ELECTRIC | 2020 Kia Soul EV

Starting MSRP (2019 model): $33,950

Fuel cost: $600

Everything we love about the Kia Soul is made better in the electric model. The crossover’s defining fun and funky looks translate into adorable goofiness in the EV, as if your prized French Bulldog had English Bulldog offspring.

All the utility of the original is intact, though, with ample usable cargo area, high seating, great visibility, and a supremely comfortable cabin.

The 2019 model has 111 miles of range, which puts it firmly in city car category for most buyers. In our experience, that is more than enough for 90 percent of daily life, however, shopping trips and soccer practice and garden stores (o my!).

Even better is the low MSRP. Combined with an available tax credit of up to $7,500—which may not be available to all buyers—the Soul is one of the cheapest ways to go green.

An all-new 2020 model was announced in November and promises better battery life and faster charging.


Starting MSRP: TBA ($35,000 est.)

Fuel cost: $550

The Niro EV will drop in two flavors, EX and EX Premium. Both are powered by a 201-horsepower electric motor with 291 lb-ft of torque, with a battery stack that provides 239 miles of range. Fast DC charging is standard and provides approximately 100-mile recharge in 30 minutes or 80 percent total battery capacity in 75 minutes.

The list of standard amenities is long and includes advanced connectivity, Apple CarPlay and Android Auto, and wireless charging.

The latest in safety is on deck, too, with forward collision warning and avoidance assist, lane departures warning and lane keeping assist, smart cruise control with stop and go function (auto follow), blind spot and rear cross traffic warning, and parking distance warning.

Buyers concerned about such things as the environment and human rights will be pleased to know that Hyundai is going out of its way to address the cobalt used in its EV batteries, promising that the company is “ultimately looking at other ways to source cobalt and to reduce usage. Battery engineers are striving to progressively reduce the cobalt required, and are succeeding.”

ELECTRIC | Hyundai Kona Electric

Starting MSRP: $36,500

Fuel cost: $550

If further proof was needed that the Hyundai Motor Group (which owns roughly 33 percent of Kia) has decided to corner the EV market, the company has released an electric version of its popular and award-winning Kona.

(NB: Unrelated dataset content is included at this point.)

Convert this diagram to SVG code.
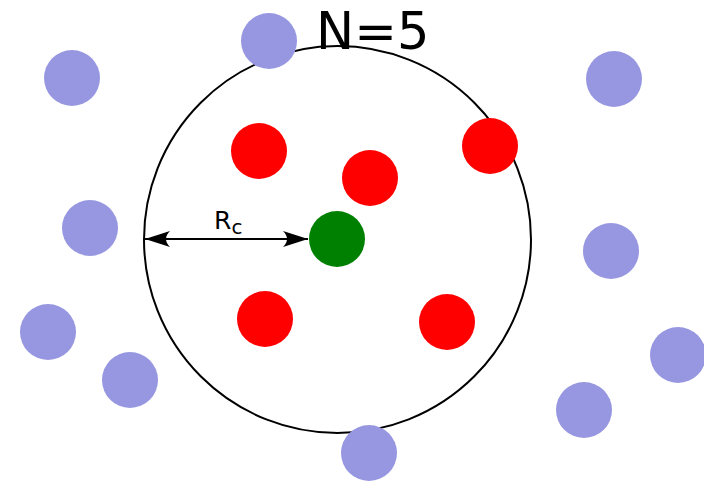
<svg xmlns="http://www.w3.org/2000/svg" width="704" height="481" viewBox="0 0 704 481">
<style>
.b{fill:#9797e1}
.r{fill:#ff0000}
.g{fill:#008000}
text{font-family:"DejaVu Sans",sans-serif;fill:#000}
</style>
<defs>
<marker id="ah" viewBox="-27 -9 29 18" refX="0" refY="0" markerWidth="29" markerHeight="18" markerUnits="userSpaceOnUse" orient="auto-start-reverse">
<path d="M0,0 L-25,-8 Q-17,0 -25,8 Z" fill="#000"/>
</marker>
</defs>
<rect width="704" height="481" fill="#fff"/>
<g id="boundary"><circle cx="337.5" cy="239.5" r="193.5" fill="none" stroke="#000" stroke-width="2"/></g>
<g id="connectors">
<line x1="145" y1="239" x2="308" y2="239" stroke="#000" stroke-width="2" marker-start="url(#ah)" marker-end="url(#ah)"/>
</g>
<g id="blue1"><circle class="b" cx="72" cy="78" r="28"/></g>
<g id="blue2"><circle class="b" cx="269" cy="41" r="28"/></g>
<g id="blue3"><circle class="b" cx="614" cy="79" r="28"/></g>
<g id="blue4"><circle class="b" cx="90" cy="228" r="28"/></g>
<g id="blue5"><circle class="b" cx="611" cy="251" r="28"/></g>
<g id="blue6"><circle class="b" cx="48" cy="332" r="28"/></g>
<g id="blue7"><circle class="b" cx="130" cy="380" r="28"/></g>
<g id="blue8"><circle class="b" cx="678" cy="355" r="28"/></g>
<g id="blue9"><circle class="b" cx="584" cy="410" r="28"/></g>
<g id="blue10"><circle class="b" cx="369" cy="453" r="28"/></g>
<g id="red1"><circle class="r" cx="259" cy="151" r="28"/></g>
<g id="red2"><circle class="r" cx="370" cy="178" r="28"/></g>
<g id="red3"><circle class="r" cx="490" cy="146" r="28"/></g>
<g id="red4"><circle class="r" cx="265" cy="319" r="28"/></g>
<g id="red5"><circle class="r" cx="447" cy="322" r="28"/></g>
<g id="center"><circle class="g" cx="337" cy="239" r="28"/></g>
<g id="label-rc"><text x="214" y="229" font-size="25">R<tspan font-size="20" dy="5">c</tspan></text></g>
<g id="title"><text x="316" y="49" font-size="51">N=5</text></g>
</svg>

The compact SUV manages 258 miles of range from its 201-horsepower powertrain, with 291 lb-ft of torque for plenty of scoot off the line. Fast charging is standard, and an eighty percent charge can be achieved in 54 minutes.

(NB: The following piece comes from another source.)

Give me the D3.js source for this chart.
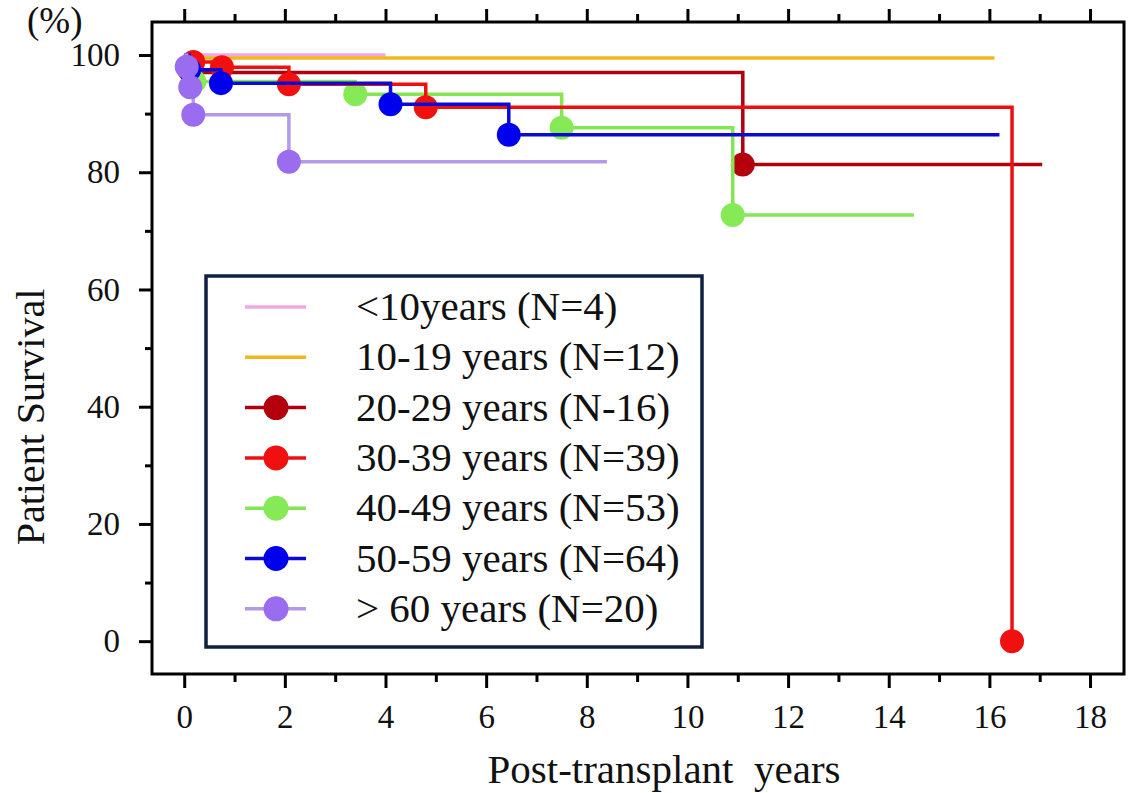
<!DOCTYPE html>
<html>
<head>
<meta charset="utf-8">
<script src="https://cdn.jsdelivr.net/npm/d3@7"></script>
<style>
  body { margin: 0; background: #fff; }
  svg text { font-family: "Liberation Serif", "Times New Roman", serif; fill: #111; }
</style>
</head>
<body>
<script>
// survival data (years, %)
var groupLabels = ["<10years (N=4)", "10-19 years (N=12)", "20-29 years (N-16)", "30-39 years (N=39)",
                   "40-49 years (N=53)", "50-59 years (N=64)", "> 60 years (N=20)"];

var lt10Time = [0],                          lt10Surv = [100];
var y10Time  = [0],                          y10Surv  = [99.5];
var y20Time  = [0, 0.15, 11.1],              y20Surv  = [100, 97.0, 81.3];
var y30Time  = [0, 0.18, 0.75, 2.08, 4.8, 16.45], y30Surv = [100, 98.8, 97.9, 95.0, 91.1, 0];
var y40Time  = [0, 0.2, 3.4, 7.5, 10.9],     y40Surv  = [100, 95.5, 93.3, 87.6, 72.7];
var y50Time  = [0, 0.1, 0.73, 4.1, 6.45],    y50Surv  = [100, 97.5, 95.2, 91.6, 86.4];
var y60Time  = [0, 0.05, 0.12, 0.18, 2.08],  y60Surv  = [100, 98.0, 94.5, 89.8, 81.8];
var endTimes = [4.0, 16.1, 17.05, 16.45, 14.5, 16.2, 8.4];

var xTicks = [0, 2, 4, 6, 8, 10, 12, 14, 16, 18];
var yTicks = [0, 20, 40, 60, 80, 100];

// styles
var lineColors   = ["#f2a6e6", "#f0b81e", "#b0000e", "#ee1010", "#84e652", "#0a0ad2", "#b29ae8"];
var markerColors = [null, null, "#b4000c", "#f01010", "#86ea56", "#0000ee", "#9a6cf0"];
var drawOrder = [0, 1, 2, 4, 3, 5, 6];

var times = [lt10Time, y10Time, y20Time, y30Time, y40Time, y50Time, y60Time];
var survs = [lt10Surv, y10Surv, y20Surv, y30Surv, y40Surv, y50Surv, y60Surv];

var series = groupLabels.map(function(name, i) {
  var pts = times[i].map(function(t, j) { return {t: t, s: survs[i][j]}; });
  return {name: name, points: pts, end: endTimes[i], line: lineColors[i], marker: markerColors[i]};
});

var W = 1128, H = 793;
var plotL = 152, plotR = 1124, plotT = 22, plotB = 674;

var svg = d3.select("body").append("svg").attr("width", W).attr("height", H);

var x = d3.scaleLinear().domain([-0.64, 18.675]).range([plotL, plotR]);
var y = d3.scaleLinear().domain([-5.6, 105.63]).range([plotB, plotT]);

// axes
function styleAxis(g) {
  g.select(".domain").remove();
  g.selectAll("line").attr("stroke", "#000").attr("stroke-width", 3);
  g.selectAll("text").attr("font-size", "33px").attr("fill", "#111");
}

svg.append("g").attr("transform", "translate(0," + plotB + ")")
  .call(d3.axisBottom(x).tickValues(xTicks).tickSize(14).tickPadding(17).tickFormat(d3.format("d")))
  .call(styleAxis);
svg.append("g").attr("transform", "translate(0," + plotB + ")")
  .call(d3.axisBottom(x).tickValues(d3.range(1, 19, 2)).tickSize(8).tickFormat(""))
  .call(styleAxis);
svg.append("g").attr("transform", "translate(0," + plotT + ")")
  .call(d3.axisTop(x).tickValues(xTicks).tickSize(13).tickFormat(""))
  .call(styleAxis);
svg.append("g").attr("transform", "translate(0," + plotT + ")")
  .call(d3.axisTop(x).tickValues(d3.range(1, 19, 2)).tickSize(8).tickFormat(""))
  .call(styleAxis);
svg.append("g").attr("transform", "translate(" + plotL + ",0)")
  .call(d3.axisLeft(y).tickValues(yTicks).tickSize(13).tickPadding(19))
  .call(styleAxis);
svg.append("g").attr("transform", "translate(" + plotL + ",0)")
  .call(d3.axisLeft(y).tickValues(d3.range(10, 100, 20)).tickSize(7).tickFormat(""))
  .call(styleAxis);

svg.append("rect")
  .attr("x", plotL).attr("y", plotT).attr("width", plotR - plotL).attr("height", plotB - plotT)
  .attr("fill", "none").attr("stroke", "#000").attr("stroke-width", 3);

// curves
var line = d3.line()
  .x(function(d) { return x(d.t); })
  .y(function(d) { return y(d.s); })
  .curve(d3.curveStepAfter);

drawOrder.forEach(function(i) {
  var s = series[i];
  var pts = s.points.concat([{t: s.end, s: s.points[s.points.length - 1].s}]);
  svg.append("path").datum(pts)
    .attr("d", line)
    .attr("fill", "none")
    .attr("stroke", s.line)
    .attr("stroke-width", 3.5);
  if (s.marker) {
    svg.selectAll(null).data(s.points.slice(1)).enter()
      .append("circle")
      .attr("cx", function(d) { return x(d.t); })
      .attr("cy", function(d) { return y(d.s); })
      .attr("r", 12)
      .attr("fill", s.marker);
  }
});

// legend
var lg = svg.append("g");
lg.append("rect")
  .attr("x", 206).attr("y", 276).attr("width", 496).attr("height", 371)
  .attr("fill", "#fff").attr("stroke", "#10213f").attr("stroke-width", 3.5);

series.forEach(function(s, i) {
  var cy = 307 + i * 50.3;
  lg.append("line")
    .attr("x1", 245).attr("x2", 306).attr("y1", cy).attr("y2", cy)
    .attr("stroke", s.line).attr("stroke-width", 3.5);
  if (s.marker) {
    lg.append("circle").attr("cx", 276).attr("cy", cy).attr("r", 12.5).attr("fill", s.marker);
  }
  lg.append("text")
    .attr("x", 356).attr("y", cy + 13)
    .attr("font-size", "41px")
    .text(s.name);
});

// titles
svg.append("text")
  .attr("x", 664).attr("y", 783)
  .attr("text-anchor", "middle").attr("font-size", "41px")
  .style("white-space", "pre")
  .text("Post-transplant  years");

svg.append("text")
  .attr("transform", "translate(44,417) rotate(-90)")
  .attr("text-anchor", "middle").attr("font-size", "40px")
  .text("Patient Survival");

svg.append("text")
  .attr("x", 27).attr("y", 33)
  .attr("font-size", "37px")
  .text("(%)");
</script>
</body>
</html>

The battery stack weighs less than 1,000 pounds, improving driving dynamics. The long wheelbase and short overhangs mean the Kona EV is every bit as much the urban warrior as the standard model, with excellent maneuverability and a forgiving ride.

Apple CarPlay and Android Auto are standard, along with three years of Hyundai’s advanced connectivity service.